--- Begin COLLECTED DATA ---

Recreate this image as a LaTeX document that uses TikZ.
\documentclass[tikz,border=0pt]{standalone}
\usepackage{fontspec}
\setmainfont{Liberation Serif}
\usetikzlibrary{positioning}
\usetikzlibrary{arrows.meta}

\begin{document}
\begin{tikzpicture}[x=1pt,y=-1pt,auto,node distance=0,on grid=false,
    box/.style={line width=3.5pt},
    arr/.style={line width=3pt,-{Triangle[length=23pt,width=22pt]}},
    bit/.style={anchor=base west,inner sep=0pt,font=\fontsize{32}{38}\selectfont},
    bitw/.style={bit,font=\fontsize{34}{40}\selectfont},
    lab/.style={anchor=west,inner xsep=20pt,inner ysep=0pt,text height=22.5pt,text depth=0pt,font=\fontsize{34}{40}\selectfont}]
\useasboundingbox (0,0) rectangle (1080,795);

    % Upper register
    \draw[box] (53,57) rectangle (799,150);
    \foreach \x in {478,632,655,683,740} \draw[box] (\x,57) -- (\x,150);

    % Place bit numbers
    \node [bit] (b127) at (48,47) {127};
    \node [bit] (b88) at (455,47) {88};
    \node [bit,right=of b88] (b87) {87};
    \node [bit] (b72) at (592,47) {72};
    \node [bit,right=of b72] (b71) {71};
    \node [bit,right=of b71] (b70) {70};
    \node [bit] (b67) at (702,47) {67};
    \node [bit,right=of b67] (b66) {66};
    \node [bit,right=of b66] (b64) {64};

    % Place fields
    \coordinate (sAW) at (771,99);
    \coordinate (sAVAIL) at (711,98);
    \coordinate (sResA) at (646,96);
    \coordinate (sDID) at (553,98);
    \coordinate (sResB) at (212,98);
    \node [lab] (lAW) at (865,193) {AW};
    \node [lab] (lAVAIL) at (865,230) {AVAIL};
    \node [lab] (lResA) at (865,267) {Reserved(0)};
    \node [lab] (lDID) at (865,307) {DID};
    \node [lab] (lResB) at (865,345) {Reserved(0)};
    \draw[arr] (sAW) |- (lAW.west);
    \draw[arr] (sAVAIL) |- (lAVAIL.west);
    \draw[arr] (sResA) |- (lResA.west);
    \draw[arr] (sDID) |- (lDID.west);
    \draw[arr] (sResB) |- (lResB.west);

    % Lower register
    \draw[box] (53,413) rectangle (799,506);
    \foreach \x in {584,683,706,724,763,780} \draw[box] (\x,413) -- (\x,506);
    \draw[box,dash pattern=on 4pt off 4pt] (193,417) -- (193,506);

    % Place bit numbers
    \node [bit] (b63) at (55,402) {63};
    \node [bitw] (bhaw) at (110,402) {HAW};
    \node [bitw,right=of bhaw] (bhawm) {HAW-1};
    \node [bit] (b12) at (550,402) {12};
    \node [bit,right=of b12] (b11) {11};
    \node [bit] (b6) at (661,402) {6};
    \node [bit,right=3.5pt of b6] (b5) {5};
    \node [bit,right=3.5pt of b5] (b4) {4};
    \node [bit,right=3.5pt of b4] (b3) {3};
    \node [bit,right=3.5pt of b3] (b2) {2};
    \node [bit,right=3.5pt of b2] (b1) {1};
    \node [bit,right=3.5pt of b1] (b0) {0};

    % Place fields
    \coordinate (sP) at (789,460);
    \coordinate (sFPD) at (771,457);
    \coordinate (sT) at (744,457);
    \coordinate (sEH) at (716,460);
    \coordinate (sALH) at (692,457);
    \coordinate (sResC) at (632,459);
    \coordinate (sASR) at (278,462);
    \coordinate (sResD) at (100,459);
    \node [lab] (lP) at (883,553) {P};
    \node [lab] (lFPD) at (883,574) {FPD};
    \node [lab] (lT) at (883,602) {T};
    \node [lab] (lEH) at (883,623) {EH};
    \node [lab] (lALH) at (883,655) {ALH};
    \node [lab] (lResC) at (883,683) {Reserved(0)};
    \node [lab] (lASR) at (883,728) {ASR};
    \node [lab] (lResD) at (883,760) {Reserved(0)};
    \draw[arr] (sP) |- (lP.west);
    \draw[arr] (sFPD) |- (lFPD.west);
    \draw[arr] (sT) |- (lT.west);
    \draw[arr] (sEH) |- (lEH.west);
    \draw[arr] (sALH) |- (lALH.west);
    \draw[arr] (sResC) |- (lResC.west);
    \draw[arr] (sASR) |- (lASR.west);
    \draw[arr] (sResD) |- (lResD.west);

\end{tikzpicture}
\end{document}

--- End COLLECTED DATA ---

» TASK OBJECTIVE
Set down the material above again, word for word.

» EXERCISE OUTPUT
Recreate this image as a LaTeX document that uses TikZ.
\documentclass[tikz,border=0pt]{standalone}
\usepackage{fontspec}
\setmainfont{Liberation Serif}
\usetikzlibrary{positioning}
\usetikzlibrary{arrows.meta}

\begin{document}
\begin{tikzpicture}[x=1pt,y=-1pt,auto,node distance=0,on grid=false,
    box/.style={line width=3.5pt},
    arr/.style={line width=3pt,-{Triangle[length=23pt,width=22pt]}},
    bit/.style={anchor=base west,inner sep=0pt,font=\fontsize{32}{38}\selectfont},
    bitw/.style={bit,font=\fontsize{34}{40}\selectfont},
    lab/.style={anchor=west,inner xsep=20pt,inner ysep=0pt,text height=22.5pt,text depth=0pt,font=\fontsize{34}{40}\selectfont}]
\useasboundingbox (0,0) rectangle (1080,795);

    % Upper register
    \draw[box] (53,57) rectangle (799,150);
    \foreach \x in {478,632,655,683,740} \draw[box] (\x,57) -- (\x,150);

    % Place bit numbers
    \node [bit] (b127) at (48,47) {127};
    \node [bit] (b88) at (455,47) {88};
    \node [bit,right=of b88] (b87) {87};
    \node [bit] (b72) at (592,47) {72};
    \node [bit,right=of b72] (b71) {71};
    \node [bit,right=of b71] (b70) {70};
    \node [bit] (b67) at (702,47) {67};
    \node [bit,right=of b67] (b66) {66};
    \node [bit,right=of b66] (b64) {64};

    % Place fields
    \coordinate (sAW) at (771,99);
    \coordinate (sAVAIL) at (711,98);
    \coordinate (sResA) at (646,96);
    \coordinate (sDID) at (553,98);
    \coordinate (sResB) at (212,98);
    \node [lab] (lAW) at (865,193) {AW};
    \node [lab] (lAVAIL) at (865,230) {AVAIL};
    \node [lab] (lResA) at (865,267) {Reserved(0)};
    \node [lab] (lDID) at (865,307) {DID};
    \node [lab] (lResB) at (865,345) {Reserved(0)};
    \draw[arr] (sAW) |- (lAW.west);
    \draw[arr] (sAVAIL) |- (lAVAIL.west);
    \draw[arr] (sResA) |- (lResA.west);
    \draw[arr] (sDID) |- (lDID.west);
    \draw[arr] (sResB) |- (lResB.west);

    % Lower register
    \draw[box] (53,413) rectangle (799,506);
    \foreach \x in {584,683,706,724,763,780} \draw[box] (\x,413) -- (\x,506);
    \draw[box,dash pattern=on 4pt off 4pt] (193,417) -- (193,506);

    % Place bit numbers
    \node [bit] (b63) at (55,402) {63};
    \node [bitw] (bhaw) at (110,402) {HAW};
    \node [bitw,right=of bhaw] (bhawm) {HAW-1};
    \node [bit] (b12) at (550,402) {12};
    \node [bit,right=of b12] (b11) {11};
    \node [bit] (b6) at (661,402) {6};
    \node [bit,right=3.5pt of b6] (b5) {5};
    \node [bit,right=3.5pt of b5] (b4) {4};
    \node [bit,right=3.5pt of b4] (b3) {3};
    \node [bit,right=3.5pt of b3] (b2) {2};
    \node [bit,right=3.5pt of b2] (b1) {1};
    \node [bit,right=3.5pt of b1] (b0) {0};

    % Place fields
    \coordinate (sP) at (789,460);
    \coordinate (sFPD) at (771,457);
    \coordinate (sT) at (744,457);
    \coordinate (sEH) at (716,460);
    \coordinate (sALH) at (692,457);
    \coordinate (sResC) at (632,459);
    \coordinate (sASR) at (278,462);
    \coordinate (sResD) at (100,459);
    \node [lab] (lP) at (883,553) {P};
    \node [lab] (lFPD) at (883,574) {FPD};
    \node [lab] (lT) at (883,602) {T};
    \node [lab] (lEH) at (883,623) {EH};
    \node [lab] (lALH) at (883,655) {ALH};
    \node [lab] (lResC) at (883,683) {Reserved(0)};
    \node [lab] (lASR) at (883,728) {ASR};
    \node [lab] (lResD) at (883,760) {Reserved(0)};
    \draw[arr] (sP) |- (lP.west);
    \draw[arr] (sFPD) |- (lFPD.west);
    \draw[arr] (sT) |- (lT.west);
    \draw[arr] (sEH) |- (lEH.west);
    \draw[arr] (sALH) |- (lALH.west);
    \draw[arr] (sResC) |- (lResC.west);
    \draw[arr] (sASR) |- (lASR.west);
    \draw[arr] (sResD) |- (lResD.west);

\end{tikzpicture}
\end{document}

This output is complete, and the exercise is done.